Altered Kinetics of p53 Caused by the Mutation P27A

Transient tertiary structures found in p53 NTAD. A) An example transient tertiary structure found for the P27A mutant in a 60 µs long simulation showing the lifetime, involved residues and the conformation. B) Heatmaps of tertiary structure lifetime versus involved residues based on all simulations of WT and P27A. Grey shaded areas indicate regions with experimentally known helical propensity.

© MPI-NAT Daniel Szöllösi

Transient tertiary structures found in p53 NTAD. A) An example transient tertiary structure found for the P27A mutant in a 60 µs long simulation showing the lifetime, involved residues and the conformation. B) Heatmaps of tertiary structure lifetime versus involved residues based on all simulations of WT and P27A. Grey shaded areas indicate regions with experimentally known helical propensity.

© MPI-NAT Daniel Szöllösi

Collaborations: Griesinger Lab @MPI-NAT NMR-Based Structural Biology

The protein p53 is also called the ‘guardian of the genome’ due to its central role in genetic stability. It interacts with numerous other proteins, mainly via its disordered N-terminal transactivation domain (NTAD). It has been shown that an α-helix can fold in the unbound NTAD from residue T18 to L26 which serves as one of the main interaction sites. Furthermore, the same helix has been found in stable protein complexes e.g. with MDM2. This helix is terminated by proline 27 (P27), a residue conserved in all mammalian organisms. Our collaborators NMR relaxation dispersion experiments revealed that mutation of P27 to alanine (P27A) drastically alters the measured kinetic timescale of the surrounding residues. Also, it has been shown that the same mutation also increases the binding affinity to MDM2 by 10-fold.

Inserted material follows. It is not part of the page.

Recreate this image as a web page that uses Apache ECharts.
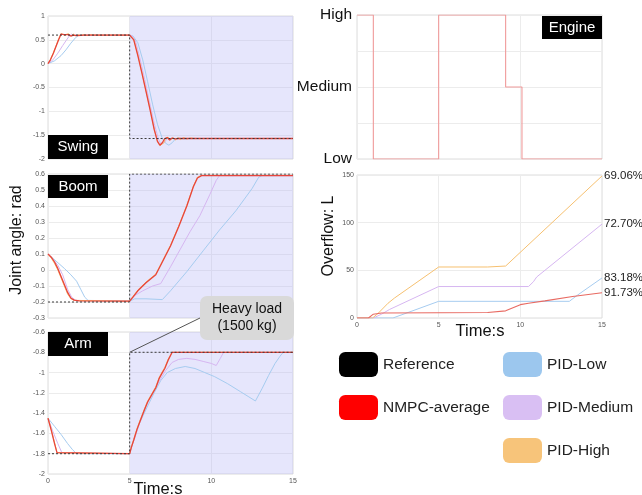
<!DOCTYPE html>
<html><head><meta charset="utf-8">
<script src="https://cdn.jsdelivr.net/npm/echarts@6/dist/echarts.min.js"></script>
<style>html,body{margin:0;padding:0;background:#fff}#c{width:642px;height:495px}</style>
</head><body><div id="c"></div>
<script>
// ---------------- DATA ----------------
const xTicks = [0, 5, 10, 15];
const engineLevelNames = ['Low', 'Medium', 'High'];
const engineTime = [0, 1, 5, 9.1, 10.1, 15];
const engineLevel = [2, 0, 2, 1, 0, 0];

// Swing [t, rad]
const swingRef = [[0,0.6],[5,0.6],[5,-1.57],[15,-1.57]];
const swingNMPC = [[0,0],[0.15,0.08],[0.33,0.22],[0.5,0.37],[0.65,0.5],[0.8,0.62],[0.9,0.65],[1.0,0.61],[1.1,0.57],[1.25,0.61],[1.4,0.58],[1.55,0.6],[1.8,0.59],[2.2,0.6],[5,0.6],[5.1,0.58],[5.25,0.5],[5.5,0.17],[5.75,-0.2],[6.0,-0.58],[6.25,-0.97],[6.5,-1.38],[6.7,-1.63],[6.85,-1.71],[7.0,-1.66],[7.15,-1.57],[7.3,-1.55],[7.45,-1.6],[7.6,-1.56],[7.8,-1.58],[8.0,-1.57],[15,-1.57]];
const swingHigh = [[0,0],[0.15,0.09],[0.33,0.23],[0.5,0.38],[0.65,0.52],[0.8,0.63],[0.9,0.66],[1.0,0.6],[1.1,0.57],[1.25,0.63],[1.4,0.58],[1.55,0.62],[1.7,0.58],[1.85,0.61],[2.0,0.59],[2.2,0.61],[2.4,0.59],[2.6,0.61],[2.8,0.6],[3.0,0.6],[5,0.6],[5.1,0.58],[5.25,0.51],[5.5,0.19],[5.75,-0.18],[6.0,-0.56],[6.25,-0.95],[6.5,-1.36],[6.7,-1.62],[6.85,-1.72],[6.95,-1.74],[7.1,-1.66],[7.2,-1.56],[7.35,-1.54],[7.5,-1.6],[7.65,-1.55],[7.8,-1.6],[7.95,-1.55],[8.1,-1.59],[8.3,-1.55],[8.5,-1.58],[8.7,-1.56],[9.0,-1.57],[15,-1.57]];
const swingMed = [[0,0],[0.3,0.08],[0.6,0.22],[0.9,0.38],[1.1,0.48],[1.3,0.58],[1.45,0.62],[1.6,0.59],[1.8,0.61],[2.0,0.59],[2.3,0.6],[5,0.6],[5.15,0.58],[5.35,0.48],[5.6,0.15],[5.9,-0.3],[6.2,-0.78],[6.5,-1.25],[6.75,-1.57],[6.9,-1.68],[7.0,-1.7],[7.15,-1.65],[7.3,-1.56],[7.45,-1.6],[7.6,-1.56],[7.8,-1.59],[8.0,-1.57],[15,-1.57]];
const swingLow = [[0,0],[0.4,0.06],[0.8,0.17],[1.1,0.29],[1.4,0.43],[1.7,0.55],[1.9,0.6],[5,0.6],[5.2,0.58],[5.5,0.44],[5.8,0.08],[6.1,-0.38],[6.4,-0.85],[6.7,-1.27],[7.0,-1.57],[7.2,-1.67],[7.4,-1.71],[7.6,-1.66],[7.8,-1.58],[8.0,-1.56],[8.3,-1.58],[8.6,-1.57],[15,-1.57]];

// Boom [t, rad]
const boomRef = [[0,-0.2],[5,-0.2],[5,0.6],[15,0.6]];
const boomNMPC = [[0,0.1],[0.2,0.08],[0.4,0.05],[0.6,0.01],[0.8,-0.04],[1.0,-0.09],[1.2,-0.14],[1.4,-0.175],[1.6,-0.188],[1.9,-0.193],[5,-0.195],[5.2,-0.17],[5.5,-0.13],[6.0,-0.08],[6.6,-0.03],[7.0,0.05],[7.5,0.15],[8.0,0.27],[8.5,0.4],[8.9,0.52],[9.15,0.575],[9.4,0.59],[15,0.59]];
const boomHigh = [[0,0.1],[0.2,0.075],[0.4,0.04],[0.6,0.0],[0.8,-0.05],[1.0,-0.1],[1.2,-0.15],[1.4,-0.18],[1.6,-0.19],[5,-0.195],[5.2,-0.165],[5.5,-0.125],[6.0,-0.075],[6.6,-0.025],[7.0,0.055],[7.5,0.155],[8.0,0.275],[8.5,0.405],[8.9,0.525],[9.15,0.58],[9.4,0.592],[15,0.592]];
const boomMed = [[0,0.1],[0.3,0.07],[0.6,0.03],[0.9,-0.03],[1.2,-0.12],[1.45,-0.17],[1.7,-0.19],[5,-0.195],[5.3,-0.16],[5.8,-0.13],[6.4,-0.1],[6.9,-0.085],[7.5,0.02],[8.1,0.13],[8.7,0.24],[9.3,0.34],[9.9,0.47],[10.3,0.56],[10.5,0.59],[15,0.59]];
const boomLow = [[0,0.1],[0.5,0.055],[1.0,0.01],[1.4,-0.03],[1.75,-0.07],[2.0,-0.12],[2.25,-0.17],[2.45,-0.19],[5,-0.195],[5.3,-0.18],[6.0,-0.18],[7.0,-0.185],[7.5,-0.13],[8.5,-0.01],[9.5,0.12],[10.5,0.25],[11.5,0.37],[12.5,0.51],[12.9,0.58],[13.1,0.59],[15,0.59]];

// Arm [t, rad]
const armRef = [[0,-1.8],[5,-1.8],[5,-0.8],[15,-0.8]];
const armNMPC = [[0,-1.45],[0.2,-1.57],[0.4,-1.7],[0.55,-1.79],[0.65,-1.8],[5,-1.8],[5.1,-1.74],[5.25,-1.665],[5.45,-1.56],[5.66,-1.47],[5.9,-1.37],[6.1,-1.29],[6.35,-1.22],[6.6,-1.15],[6.8,-1.06],[7.0,-1.0],[7.15,-0.96],[7.35,-0.88],[7.6,-0.8],[15,-0.8]];
const armHigh = [[0,-1.45],[0.2,-1.56],[0.4,-1.69],[0.55,-1.79],[0.65,-1.8],[5,-1.8],[5.1,-1.73],[5.25,-1.66],[5.45,-1.55],[5.66,-1.46],[5.9,-1.36],[6.1,-1.28],[6.35,-1.21],[6.6,-1.14],[6.8,-1.05],[7.0,-0.99],[7.15,-0.95],[7.35,-0.87],[7.6,-0.8],[15,-0.8]];
const armMed = [[0,-1.45],[0.3,-1.58],[0.6,-1.7],[0.85,-1.79],[0.95,-1.8],[5,-1.8],[5.1,-1.74],[5.3,-1.65],[5.6,-1.5],[6.0,-1.33],[6.4,-1.2],[6.8,-1.09],[7.2,-0.98],[7.6,-0.9],[8.0,-0.87],[8.5,-0.86],[9.0,-0.87],[9.5,-0.89],[10.0,-0.91],[10.3,-0.93],[10.55,-0.86],[10.75,-0.8],[15,-0.8]];
const armLow = [[0,-1.45],[0.4,-1.53],[0.8,-1.61],[1.2,-1.7],[1.5,-1.76],[1.75,-1.8],[5,-1.8],[5.1,-1.74],[5.3,-1.64],[5.6,-1.5],[6.07,-1.34],[6.5,-1.2],[6.9,-1.08],[7.3,-1.0],[7.8,-0.96],[8.4,-0.94],[9.0,-0.96],[9.6,-1.0],[10.2,-1.04],[11.0,-1.11],[11.8,-1.19],[12.3,-1.24],[12.7,-1.28],[13.1,-1.16],[13.5,-1.03],[13.9,-0.91],[14.2,-0.84],[14.4,-0.8],[15,-0.8]];

// Overflow [t, L]
const overNMPC = [[0,0],[0.7,0],[1.0,4],[1.5,5.3],[5,5.5],[8,5.7],[9.1,7.5],[10,14],[10.5,15.5],[11.5,18],[13.2,22.5],[15,26.5]];
const overHigh = [[0,0],[0.95,0],[1.3,5],[1.9,15.5],[2.3,21],[5,53.5],[8,53.5],[9.1,54.5],[15,149]];
const overMed = [[0,0],[1.0,0],[1.5,4],[2,9],[5,33],[10.5,33],[10.8,38],[11.0,43],[15,98.5]];
const overLow = [[0,0],[2.2,0],[5,17.5],[13,17.5],[13.5,24],[15,42]];
const overPct = {'NMPC-average':'91.73%','PID-Low':'83.18%','PID-Medium':'72.70%','PID-High':'69.06%'};

// ---------------- STYLE ----------------
const FONT = 'Liberation Sans, Arial, Helvetica, sans-serif';
const C = {ref:'#3a3a3a', nmpc:'#e8453c', low:'#a6ccf0', med:'#d6b6f1', high:'#f6c070', engine:'#f09a9a'};
const grids = [
  {left:48, top:16, width:245, height:143},
  {left:48, top:174, width:245, height:144},
  {left:48, top:332, width:245, height:142},
  {left:357, top:15, width:245, height:144},
  {left:357, top:175, width:245, height:143}
];
const yCfg = [
  {min:-2, max:1, interval:0.5},
  {min:-0.3, max:0.6, interval:0.1},
  {min:-2, max:-0.6, interval:0.2},
  {min:0, max:2, interval:0.5},
  {min:0, max:150, interval:50}
];
const tickLbl = {fontSize:7, color:'#555', fontFamily:FONT};

const xAxis = grids.map((g,i)=>({
  type:'value', gridIndex:i, min:xTicks[0], max:xTicks[xTicks.length-1], interval:xTicks[1]-xTicks[0],
  axisLine:{show:false}, axisTick:{show:false},
  axisLabel: Object.assign({show: i===2 || i===4, margin:4}, tickLbl),
  splitLine:{show:true, lineStyle:{color:'#ececec', width:1}}
}));
const yAxis = yCfg.map((c,i)=>({
  type:'value', gridIndex:i, min:c.min, max:c.max, interval:c.interval,
  axisLine:{show:false}, axisTick:{show:false},
  axisLabel: i===3 ? {fontSize:15.5, color:'#111', fontFamily:FONT, margin:5,
      formatter:v => (Number.isInteger(v) ? engineLevelNames[v] : '')}
    : Object.assign({margin:3}, tickLbl),
  splitLine:{show:true, lineStyle:{color:'#ececec', width:1}}
}));

function line(name, data, gi, color, width, z, extra){
  return Object.assign({
    type:'line', name, data, xAxisIndex:gi, yAxisIndex:gi, showSymbol:false, symbol:'none',
    lineStyle:{color, width}, itemStyle:{color}, z, animation:false, silent:true
  }, extra||{});
}
const shade = {silent:true, itemStyle:{color:'rgba(180,180,245,0.33)'}, data:[[{xAxis:5},{xAxis:15}]]};

const series = [];
const panels = [
  [swingRef, swingNMPC, swingHigh, swingMed, swingLow],
  [boomRef, boomNMPC, boomHigh, boomMed, boomLow],
  [armRef, armNMPC, armHigh, armMed, armLow]
];
panels.forEach((p,gi)=>{
  series.push(line('shade'+gi, [], gi, '#fff', 0, 1, {markArea:shade}));
  series.push(line('PID-Low', p[4], gi, C.low, 1, 2));
  series.push(line('PID-Medium', p[3], gi, C.med, 1, 3));
  series.push(line('PID-High', p[2], gi, C.high, 1, 4));
  series.push(line('NMPC-average', p[1], gi, C.nmpc, 1.3, 5));
  const r = line('Reference', p[0], gi, C.ref, 1, 6);
  r.lineStyle = {color:C.ref, width:1, type:[2,2]};
  series.push(r);
});
series.push(line('Engine', engineTime.map((t,i)=>[t, engineLevel[i]]), 3, C.engine, 1.1, 5, {step:'end'}));
const endLbl = name => ({endLabel:{show:true, formatter:overPct[name], fontSize:11.5, color:'#222', fontFamily:FONT, distance:2}});
series.push(line('PID-Low', overLow, 4, C.low, 1, 2, endLbl('PID-Low')));
series.push(line('PID-Medium', overMed, 4, C.med, 1, 3, endLbl('PID-Medium')));
series.push(line('PID-High', overHigh, 4, C.high, 1, 4, endLbl('PID-High')));
series.push(line('NMPC-average', overNMPC, 4, '#e86a62', 1.1, 5, endLbl('NMPC-average')));

const legendBase = {orient:'vertical', top:352, padding:0, itemWidth:39, itemHeight:25, itemGap:18, icon:'roundRect',
  selectedMode:false, itemStyle:{borderWidth:0}, textStyle:{fontSize:15.5, color:'#222', fontFamily:FONT}};
const legend = [
  Object.assign({left:339, data:[{name:'Reference', itemStyle:{color:'#000'}}, {name:'NMPC-average', itemStyle:{color:'#ff0000'}}]}, legendBase),
  Object.assign({left:503, data:[{name:'PID-Low', itemStyle:{color:'#9cc7ee'}}, {name:'PID-Medium', itemStyle:{color:'#d9bff3'}}, {name:'PID-High', itemStyle:{color:'#f7c47a'}}]}, legendBase)
];

const ZG = 200;
function tag(text, x, y, w, h){
  return [
    {type:'rect', z:ZG, shape:{x, y, width:w, height:h}, style:{fill:'#000'}},
    {type:'text', z:ZG+1, x:x+w/2, y:y+h/2, style:{text, fill:'#fff', font:'15px '+FONT, textAlign:'center', textVerticalAlign:'middle'}}
  ];
}
const graphic = [].concat(
  tag('Swing', 48, 135, 60, 24),
  tag('Boom', 48, 175, 60, 23),
  tag('Arm', 48, 332, 60, 24),
  tag('Engine', 542, 16, 60, 23),
  [
  {type:'text', x:17, y:240, rotation:Math.PI/2, z:ZG, style:{text:'Joint angle: rad', font:'16px '+FONT, fill:'#111', textAlign:'center', textVerticalAlign:'middle'}},
  {type:'text', x:158, y:489, z:ZG, style:{text:'Time:s', font:'16.5px '+FONT, fill:'#111', textAlign:'center', textVerticalAlign:'middle'}},
  {type:'text', x:329, y:236, rotation:Math.PI/2, z:ZG, style:{text:'Overflow: L', font:'16px '+FONT, fill:'#111', textAlign:'center', textVerticalAlign:'middle'}},
  {type:'text', x:480, y:331, z:ZG, style:{text:'Time:s', font:'16.5px '+FONT, fill:'#111', textAlign:'center', textVerticalAlign:'middle'}},
  {type:'rect', z:ZG+2, shape:{x:200, y:296, width:94, height:44, r:7}, style:{fill:'#d9d9d9'}},
  {type:'text', z:ZG+3, x:247, y:318, style:{text:'Heavy load\n(1500 kg)', font:'14px '+FONT, fill:'#111', textAlign:'center', textVerticalAlign:'middle', lineHeight:17}}
  ]
);

const chart = echarts.init(document.getElementById('c'), null, {renderer:'canvas'});
chart.setOption({
  animation:false, backgroundColor:'#fff',
  grid: grids.map(g=>Object.assign({show:true, borderColor:'#dcdcdc', borderWidth:1, backgroundColor:'transparent'}, g)),
  xAxis, yAxis, series, legend, graphic
});
// connector from the load annotation to the load event point (t=5, arm reference)
const p = chart.convertToPixel({gridIndex:2}, [armRef[2][0], armRef[2][1]]);
chart.setOption({graphic: graphic.concat([{type:'line', z:ZG+1, shape:{x1:200, y1:318, x2:p[0], y2:p[1]}, style:{stroke:'#555', lineWidth:1}}])});
</script></body></html>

In order to elucidate the structural reasons for such a marked alteration, we did extensive molecular dynamics simulations totaling 0.6 ms for the WT and 1.8 ms for the P27A mutant p53. For both proteins the expected α-helix between residues T18 to L26 can be found, however for the P27A mutant with a significantly higher propensity (WT ~ 10% vs. P27A ~ 30%). Identification of transient tertiary structures in both peptides (Figure 1.) confirmed that the mutant visits longer-lived folded states, however, observed timescales in the molecular dynamics simulations are shorter compared to the NMR experiment. We suggest the reason for the structural changes is due to the increased conformational space opened by the mutation.